2-AIN-505, 2-AIN-251: Seminár z bioinformatiky (1) a (3)
Zima 2014
Abstrakt

Viraj Deshpande, Eric DK Fung, Son Pham, Vineet Bafna. Cerulean: A hybrid assembly using high throughput short and long reads. In WABI 2013, 2013.

Download preprint: not available

Download from publisher: http://arxiv.org/pdf/1307.7933v1

Related web page: not available

Bibliography entry: BibTeX

Abstract:

Genome assembly using high throughput data with short reads, arguably, 
remains an unresolvable task in repetitive genomes, since when the length 
of a repeat exceeds the read length, it becomes difficult to unambiguously 
connect the flanking regions.

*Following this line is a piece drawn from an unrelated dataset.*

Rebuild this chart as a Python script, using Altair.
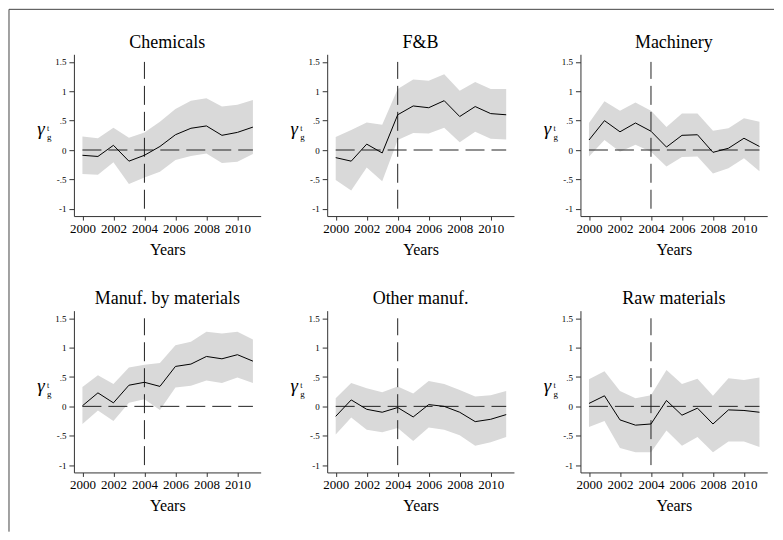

The emergence of third generation sequencing 
(Pacific Biosciences) with long reads enables the opportunity to resolve 
complicated repeats that could not be resolved by the short read data. 
However, these long reads have high error rate and it is an uphill task to 
assemble the genome without using additional high quality short reads. 
Recently, Koren et al. 2012 proposed an approach to use high quality short 
reads data to correct these long reads and, thus, make the assembly from 
long reads possible. However, due to the large size of both dataset (short 
and long reads), error-correction of these long reads requires excessively 
high computational resources, even on small bacterial genomes. In this 
work, instead of error correction of long reads, we first assemble the 
short reads and later map these long reads on the assembly graph to 
resolve repeats.

Contribution: We present a hybrid assembly approach that is both 
computationally effective and produces high quality assemblies. Our 
algorithm first operates with a simplified version of the assembly graph 
consisting only of long contigs and gradually improves the assembly by 
adding smaller contigs in each iteration. In contrast to the state-
of-the-art long reads error correction technique, which requires high 
computational resources and long running time on a supercomputer even for 
bacterial genome datasets, our software can produce comparable assembly 
using only a standard desktop in a short running time.